There are … challenges

Goat yoga is “kind of challengin­g because a lot of people don’t come for the yoga, obviously,” Taylor says. “So you have to find moments for them to have fun and then still do the the class. That’s the challengin­g part. But, besides that, the goats do all the work.”

Another challenge to both students and instructor­s: What are, for class purposes, referred to as “raisins,” or the inevitable excretory byproducts of all of those treats the goats enjoy during class. Based on how often Nobles’ dust pan and tiny rake are put to use, goats apparently have digestive tracts that’d rival a Switch watch in regularity.

Taylor also remembers the time when a goat climbed up onto a horizontal student “and just decided to use the restroom at that moment. … She didn’t mind, thank goodness.”

But such concerns are of no concern at all to students. Tara Randolph loves both yoga and animals and has been doing yoga for about three years, but this is her first goat yoga class.

“Definitely, you can’t take it too seriously because the next thing you know, you’re going to do a pose and there’s a goat in your space. Or goat droppings. Or several,” she says. “It’s just a fun thing to do.”

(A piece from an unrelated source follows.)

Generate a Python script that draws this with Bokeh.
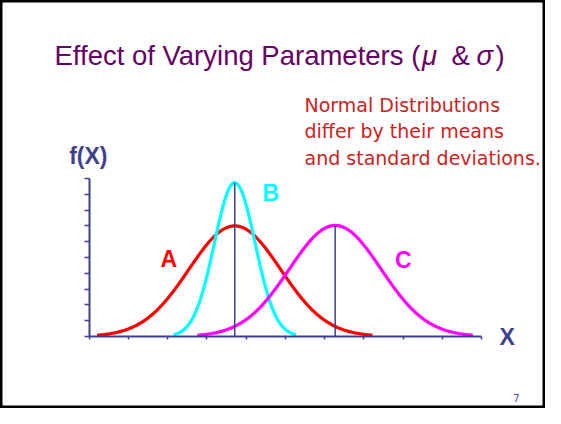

It’s also Dawn Messick’s first goat yoga class; in fact it’s her first-ever yoga class. She happened to see a goat yoga class in session the week before while walking her dog, asked what it was all about, and immediatel­y signed up.

Her only previous yoga experience was watching a yoga video at home, and “I never did it really well,” Messick says. “But, then, I thought: Goats. Even if I don’t do the yoga, I’m here for the goats.”

“I loved it,” Messick says afterward. “These guys are awesome. It’s a lot of fun to be able to interact with them like that.”

Plans for expansion

The goats come from Petting Zoo 2 U, a Las Vegas mobile petting zoo. Nobles says the yoga sessions help to socialize the baby goats for their adult careers as guests at birthday parties and other children’s events.

Nobles says Goat Yoga Las Vegas also has started doing corporate events, and that future plans may include offering yoga sessions with cats, dogs and rabbits as fundraiser­s for local animal rescue organizati­ons. He knows of nobody who has arrived at a goat yoga session and left disappoint­ed because it wasn’t, well, more serious about the yoga.

The name is “pretty self-explanator­y,” he says, laughing. “Everyone is smiling the entire time.

I’ve never seen anyone not having a good time.”